Le fait que la fourniture de la liste de ses programmes nucléaires par Pyongyang ait eu pour conséquence directe une reprise de l'aide alimentaire américaine, ne laisse pas d'intriguer, celle-ci ayant été suspendue depuis plus de deux ans. L'autre élément qui fait débat est que le régime ait apparemment accepté une présence assez nombreuse de représentants du PAM. Cette attitude est quelque peu inhabituelle pour un pouvoir qui souhaite tout contrôler afin de dispenser l'aide en fonction de ses critères propres qui demeurent avant tout la loyauté au 'Cher Leader'. Les ressorts du pouvoir de Kim Jong-il seraient-ils entamés ? Le régime se sentirait-il acculé ou tout simplement menacé en raison de la gravité de la situation alimentaire qui pourrait conduire une population, qui n'a plus rien à perdre - et dont une partie risque déjà sa vie en traversant la frontière vers la Chine poussée par la faim - à se révolter ? On sait Kim Jong-il hanté par les évènements de décembre 1989 en Roumanie et la fin brutale des époux Ceausescu.
Si à la lumière de ces éléments, et de ce que l'on peut deviner de ses fragilités internes, on comprend mieux les raisons qui poussent Pyongyang à jouer le jeu apparent des négociations, la position américaine apparaît davantage sujette à caution. Une nouvelle fois, après avoir brandi la carotte et le bâton, attitude d'ailleurs commune aux administrations démocrate et républicaine, l'action de Washington n'aboutira qu'à consolider un système dictatorial qui se fissure en lui octroyant une substantielle aide alimentaire et énergétique. Le dilemme n'est pas nouveau et le régime excelle au chantage, notamment au détriment de sa propre population. Mais aujourd'hui plus que jamais, donner les moyens à Kim Jong-il d'assurer la survie d'un régime répressif et incontrôlable apparaît incompréhensible si on lui laisse, de surcroît, ses capacités nucléaires.

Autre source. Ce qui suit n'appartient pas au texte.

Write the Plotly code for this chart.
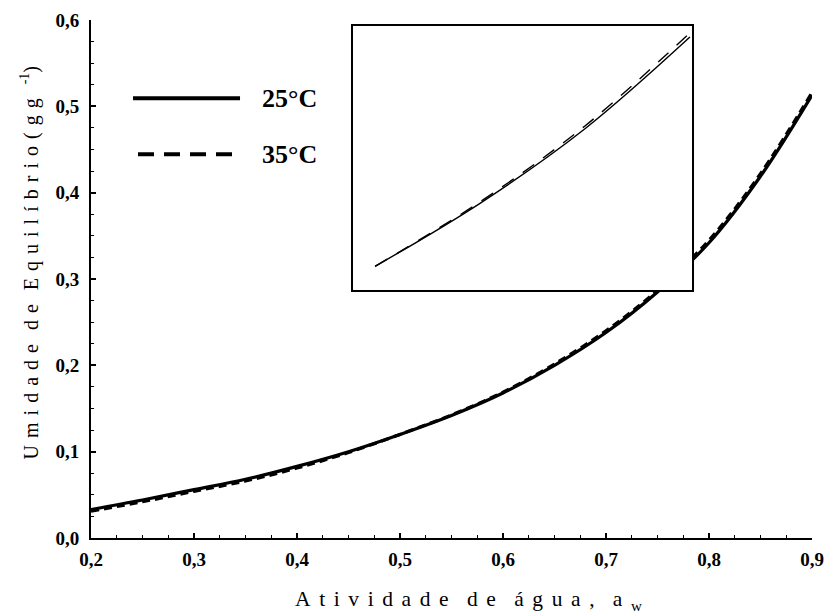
import plotly.graph_objects as go

# ---- data ----
aw = [0.20, 0.25, 0.30, 0.35, 0.40, 0.45, 0.50, 0.55, 0.60, 0.65, 0.70, 0.75, 0.80, 0.85, 0.90]
x_25C = [0.033, 0.044, 0.056, 0.068, 0.083, 0.100, 0.120, 0.142, 0.168, 0.200, 0.238, 0.285, 0.342, 0.419, 0.513]
x_35C = [0.031, 0.042, 0.054, 0.066, 0.081, 0.099, 0.120, 0.1425, 0.169, 0.2015, 0.240, 0.287, 0.345, 0.422, 0.516]
series_names = ["25°C", "35°C"]
x_ticks = [0.2, 0.3, 0.4, 0.5, 0.6, 0.7, 0.8, 0.9]
x_ticktext = ["0,2", "0,3", "0,4", "0,5", "0,6", "0,7", "0,8", "0,9"]
y_ticks = [0.0, 0.1, 0.2, 0.3, 0.4, 0.5, 0.6]
y_ticktext = ["0,0", "0,1", "0,2", "0,3", "0,4", "0,5", "0,6"]
inset_first, inset_last = 6, 10   # inset shows aw = 0.50 .. 0.65

SERIF = "Liberation Serif"


def spaced(words, gap, wgap):
    return wgap.join(gap.join(list(w)) for w in words)


fig = go.Figure()

# main curves
fig.add_trace(go.Scatter(x=aw, y=x_35C, mode="lines", line=dict(color="black", width=3.2, dash="8px,5px", shape="spline"),
                         xaxis="x", yaxis="y", showlegend=False))
fig.add_trace(go.Scatter(x=aw, y=x_25C, mode="lines", line=dict(color="black", width=3.2, shape="spline"),
                         xaxis="x", yaxis="y", showlegend=False))

# inset curves
fig.add_trace(go.Scatter(x=aw[inset_first:inset_last], y=x_25C[inset_first:inset_last], mode="lines",
                         line=dict(color="black", width=1.4, shape="spline"),
                         xaxis="x2", yaxis="y2", showlegend=False))
fig.add_trace(go.Scatter(x=aw[inset_first:inset_last], y=x_35C[inset_first:inset_last], mode="lines",
                         line=dict(color="black", width=1.4, dash="14px,11px", shape="spline"),
                         xaxis="x2", yaxis="y2", showlegend=False))

tickfont = dict(family=SERIF, size=19, color="black", weight="bold")

fig.update_layout(
    width=827, height=616,
    margin=dict(l=91, r=15, t=20, b=78, pad=0, autoexpand=False),
    paper_bgcolor="white", plot_bgcolor="white",
    showlegend=False,
    xaxis=dict(range=[0.2, 0.9], domain=[0, 1], showgrid=False, zeroline=False, automargin=False,
               showline=True, linecolor="black", linewidth=2, ticklabeloverflow="allow",
               tickmode="array", tickvals=x_ticks, ticktext=x_ticktext,
               ticks="inside", ticklen=5, tickwidth=1.5, tickcolor="black",
               minor=dict(ticks="inside", ticklen=3, tickwidth=1.2, tickcolor="black", dtick=0.025, showgrid=False),
               tickfont=tickfont, ticklabelstandoff=3),
    yaxis=dict(range=[0, 0.6], domain=[0, 1], showgrid=False, zeroline=False, automargin=False,
               showline=True, linecolor="black", linewidth=2, ticklabeloverflow="allow",
               tickmode="array", tickvals=y_ticks, ticktext=y_ticktext,
               ticks="inside", ticklen=5, tickwidth=1.5, tickcolor="black",
               minor=dict(ticks="inside", ticklen=3, tickwidth=1.2, tickcolor="black", dtick=0.025, showgrid=False),
               tickfont=tickfont, ticklabelstandoff=6),
    xaxis2=dict(domain=[0.3634, 0.8336], range=[0.4895, 0.651], anchor="y2", automargin=False,
                showgrid=False, zeroline=False, showticklabels=False, ticks="",
                showline=True, mirror=True, linecolor="black", linewidth=2),
    yaxis2=dict(domain=[0.478, 0.988], range=[0.1116, 0.2038], anchor="x2", automargin=False,
                showgrid=False, zeroline=False, showticklabels=False, ticks="",
                showline=True, mirror=True, linecolor="black", linewidth=2),
)

# legend drawn as layout decorations (long sample lines as in the reference)
fig.add_shape(type="line", xref="paper", yref="paper", x0=0.0583, x1=0.2067, y0=0.849, y1=0.849,
              line=dict(color="black", width=4))
fig.add_shape(type="line", xref="paper", yref="paper", x0=0.0652, x1=0.1970, y0=0.741, y1=0.741,
              line=dict(color="black", width=4, dash="16px,10px"))
fig.add_annotation(xref="paper", yref="paper", x=0.2344, y=0.849, xanchor="left", yanchor="middle",
                   text="<b>" + series_names[0] + "</b>", showarrow=False,
                   font=dict(family=SERIF, size=26, color="black"))
fig.add_annotation(xref="paper", yref="paper", x=0.2344, y=0.741, xanchor="left", yanchor="middle",
                   text="<b>" + series_names[1] + "</b>", showarrow=False,
                   font=dict(family=SERIF, size=26, color="black"))

# axis titles (letter-spaced like the reference)
x_title = spaced(["Atividade", "de", "água,", "a"], "\u2009\u2009", "\u2009\u2009\u00a0\u2009") + "\u2009\u2009<sub>w</sub>"
ygap = '<span style="font-size:28px">\u00a0</span>'
y_title = spaced(["Umidade", "de", "Equilíbrio(gg"], ygap, ygap * 2) + ygap * 2 + "<sup>-1</sup>)"
fig.add_annotation(xref="paper", yref="paper", x=0.5236, y=-0.1216, xanchor="center", yanchor="middle",
                   text=x_title, showarrow=False,
                   font=dict(family=SERIF, size=21.5, color="black"))
fig.add_annotation(xref="paper", yref="paper", x=-0.0874, y=0.532, xanchor="center", yanchor="middle",
                   textangle=-90, text=y_title, showarrow=False,
                   font=dict(family=SERIF, size=20, color="black"))

fig.write_html(
    "out.html",
    config={"displayModeBar": False},
    post_script="document.documentElement.style.margin='0';document.body.style.margin='0';"
                "document.documentElement.style.overflow='hidden';document.body.style.overflow='hidden';",
)
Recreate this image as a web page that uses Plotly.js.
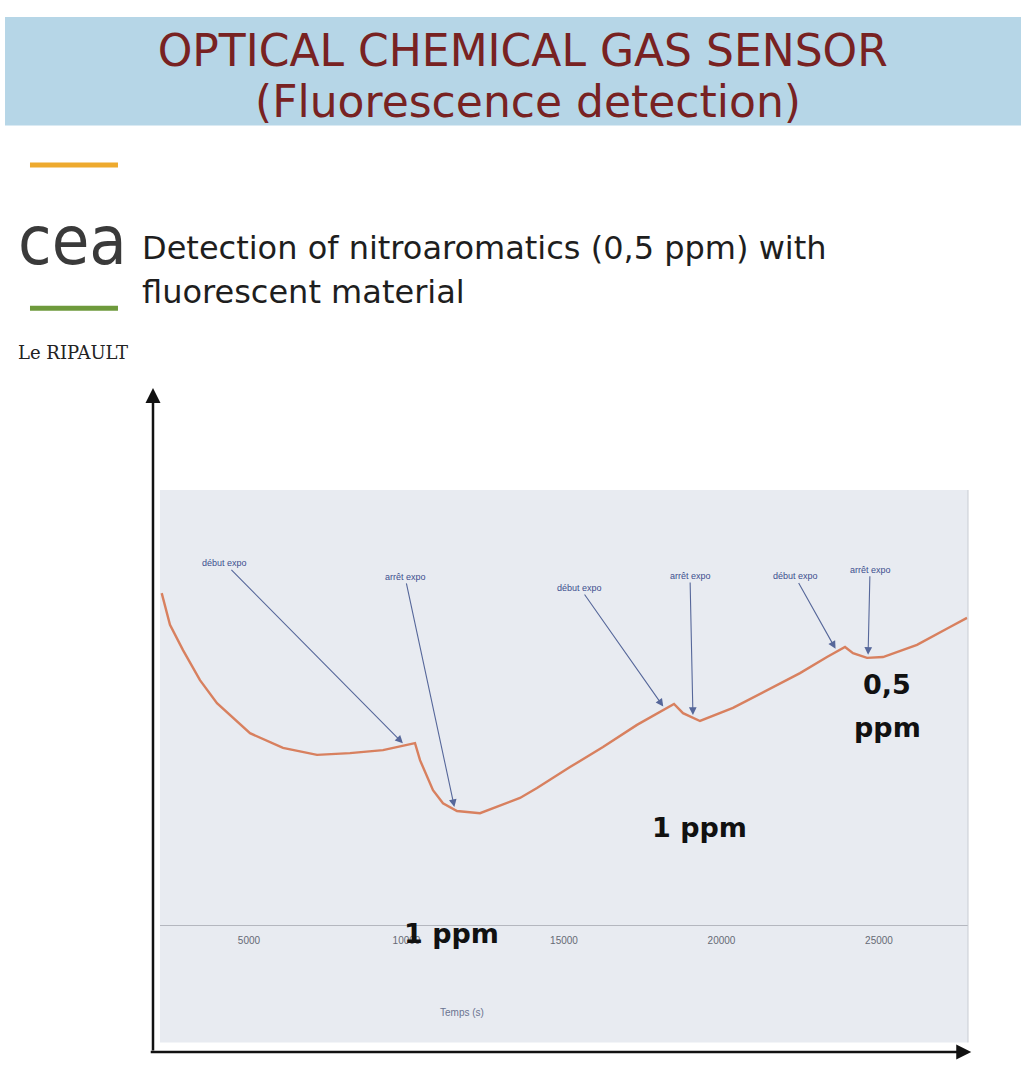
<!DOCTYPE html>
<html>
<head>
<meta charset="utf-8">
<script src="https://cdn.plot.ly/plotly-3.0.1.min.js"></script>
<style>html,body{margin:0;padding:0;background:#fff;}#chart{width:1021px;height:1074px;}</style>
</head>
<body>
<div id="chart"></div>
<script>
// ---- Data (time in s, fluorescence in arbitrary units) ----
var timeSec = [2229, 2492, 2905, 3444, 3984, 5032, 6079, 7159, 8206, 9254, 10270, 10429, 10841, 11159,
  11603, 12333, 13603, 14143, 15190, 16238, 17317, 18143, 18492, 18778, 19095, 19317, 20365, 21444,
  22492, 23349, 23921, 24175, 24619, 25127, 26206, 27254, 27794];
var fluorescence = [76.3, 69.0, 63.2, 56.3, 51.0, 44.1, 40.7, 39.1, 39.5, 40.2, 41.8, 37.9, 31.0, 28.0,
  26.2, 25.7, 29.2, 31.5, 36.3, 40.9, 46.0, 49.4, 50.8, 48.7, 47.6, 46.9, 49.9, 54.0,
  57.9, 61.6, 63.9, 62.5, 61.4, 61.6, 64.4, 68.5, 70.6];
var eventTimes = [9952, 11540, 18206, 19095, 23667, 24651];
var eventLabels = ['début expo', 'arrêt expo', 'début expo', 'arrêt expo', 'début expo', 'arrêt expo'];
var tickValues = [5000, 10000, 15000, 20000, 25000];
var tickLabels = ['5000', '10000', '15000', '20000', '25000'];
var concentrationLabels = ['1 ppm', '1 ppm', '0,5', 'ppm'];

function interp(t) {
  for (var i = 0; i < timeSec.length - 1; i++) {
    if (t >= timeSec[i] && t <= timeSec[i + 1]) {
      var f = (t - timeSec[i]) / (timeSec[i + 1] - timeSec[i]);
      return fluorescence[i] + f * (fluorescence[i + 1] - fluorescence[i]);
    }
  }
  return fluorescence[fluorescence.length - 1];
}

var trace = {
  x: timeSec, y: fluorescence, type: 'scatter', mode: 'lines',
  line: {color: '#d8805f', width: 2.4}, hoverinfo: 'x+y', showlegend: false
};

var labelOffsets = [[-180, -182], [-50, -233], [-85, -121], [-3, -142], [-42, -75], [2, -88]];
var annotations = [];
eventTimes.forEach(function (t, i) {
  annotations.push({
    x: t, y: interp(t), xref: 'x', yref: 'y', text: eventLabels[i],
    showarrow: true, arrowhead: 2, arrowsize: 1.4, arrowwidth: 1.1, arrowcolor: '#56679a',
    ax: labelOffsets[i][0], ay: labelOffsets[i][1], standoff: 3,
    font: {family: 'Liberation Sans, Arial', size: 9, color: '#3d4f8f'}
  });
});

var bigFont = {family: 'DejaVu Sans', size: 27, color: '#111'};
var labelPos = [[0.668, 0.223], [0.361, -0.019], [0.9, 0.552], [0.9, 0.453]];
concentrationLabels.forEach(function (s, i) {
  annotations.push({xref: 'paper', yref: 'paper', x: labelPos[i][0], y: labelPos[i][1],
    xanchor: 'center', yanchor: 'middle',
    text: '<b>' + s + '</b>', showarrow: false, font: bigFont});
});

// axis caption and header texts
annotations.push({xref: 'paper', yref: 'paper', x: 0.374, y: -0.2, xanchor: 'center', yanchor: 'middle',
  text: 'Temps (s)', showarrow: false,
  font: {family: 'Liberation Sans, Arial', size: 10, color: '#6a7390'}});
annotations.push({xref: 'paper', yref: 'paper', x: 0.4554, y: 1.894, xanchor: 'center', yanchor: 'middle',
  text: '(Fluorescence detection)', showarrow: false,
  font: {family: 'DejaVu Sans', size: 44, color: '#782222'}});
annotations.push({xref: 'paper', yref: 'paper', x: -0.0248, y: 1.5563, xanchor: 'left', yanchor: 'middle',
  text: 'Detection of nitroaromatics (0,5 ppm) with', showarrow: false,
  font: {family: 'DejaVu Sans', size: 32, color: '#1e1e1e'}});
annotations.push({xref: 'paper', yref: 'paper', x: -0.0248, y: 1.4552, xanchor: 'left', yanchor: 'middle',
  text: 'fluorescent material', showarrow: false,
  font: {family: 'DejaVu Sans', size: 32, color: '#1e1e1e'}});
annotations.push({xref: 'paper', yref: 'paper', x: -0.1077, y: 1.5747, xanchor: 'center', yanchor: 'middle',
  text: 'cea', showarrow: false,
  font: {family: 'DejaVu Sans Condensed, DejaVu Sans', size: 68, color: '#3a3a3a'}});
annotations.push({xref: 'paper', yref: 'paper', x: -0.178, y: 1.317, xanchor: 'left', yanchor: 'middle',
  text: 'Le RIPAULT', showarrow: false,
  font: {family: 'DejaVu Serif, serif', size: 18, color: '#222'}});

// black frame arrows (axes of the slide)
annotations.push({xref: 'paper', yref: 'paper', x: -0.00866, y: 1.2345, ax: 0, ay: 664, text: '',
  showarrow: true, arrowhead: 2, arrowsize: 1.2, arrowwidth: 2.5, arrowcolor: '#111'});
annotations.push({xref: 'paper', yref: 'paper', x: 1.004, y: -0.292, ax: -822, ay: 0, text: '',
  showarrow: true, arrowhead: 2, arrowsize: 1.2, arrowwidth: 2.5, arrowcolor: '#111'});

var bg = '#e8ebf1';
var shapes = [
  // header band
  {type: 'rect', xref: 'paper', yref: 'paper', x0: -0.1918, x1: 1.0656, y0: 1.838, y1: 2.0874,
    fillcolor: '#b6d6e7', line: {width: 0}, layer: 'below'},
  // orange and green rules next to the logo
  {type: 'line', xref: 'paper', yref: 'paper', x0: -0.1609, x1: -0.052, y0: 1.747, y1: 1.747,
    line: {color: '#eeaa2e', width: 5}},
  {type: 'line', xref: 'paper', yref: 'paper', x0: -0.1609, x1: -0.052, y0: 1.418, y1: 1.418,
    line: {color: '#6e9a3c', width: 5}},
  // grey panel below the inner axis
  {type: 'rect', xref: 'paper', yref: 'paper', x0: 0, x1: 1, y0: -0.27, y1: 0,
    fillcolor: bg, line: {width: 0}, layer: 'below'},
  {type: 'line', xref: 'paper', yref: 'paper', x0: 1, x1: 1, y0: -0.27, y1: 1,
    line: {color: '#c9ccd3', width: 1}}
];

var layout = {
  width: 1021, height: 1074,
  margin: {l: 160, r: 53, t: 490, b: 149},
  paper_bgcolor: '#ffffff', plot_bgcolor: bg,
  title: {text: 'OPTICAL CHEMICAL GAS SENSOR',
    x: 0.512, xref: 'container', y: 0.9525, yref: 'container', yanchor: 'middle',
    font: {family: 'DejaVu Sans', size: 44, color: '#782222'}},
  xaxis: {range: [2175, 27825], tickvals: tickValues, ticktext: tickLabels, ticks: '',
    showgrid: false, zeroline: false, showline: true, linecolor: '#b4b7bf', linewidth: 1,
    ticklabelstandoff: 6,
    tickfont: {family: 'Liberation Sans, Arial', size: 10, color: '#666a75'}},
  yaxis: {range: [0, 100], showticklabels: false, showgrid: false, zeroline: false, ticks: ''},
  annotations: annotations, shapes: shapes, showlegend: false
};

Plotly.newPlot('chart', [trace], layout, {displayModeBar: false, staticPlot: true});
</script>
</body>
</html>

Il semblerait qu'enfermée dans son obsession iranienne, l'administration républicaine ne perçoive plus que le danger nucléaire puisse venir d'ailleurs…
Marianne Peron-Doise est chargée de cours à l'INALCO
[1]Regroupant l'ensemble des pays riverains de l'Asie du Nord (Russie, Chine, Japon, Corée du Sud, Corée du Nord et Etats-Unis).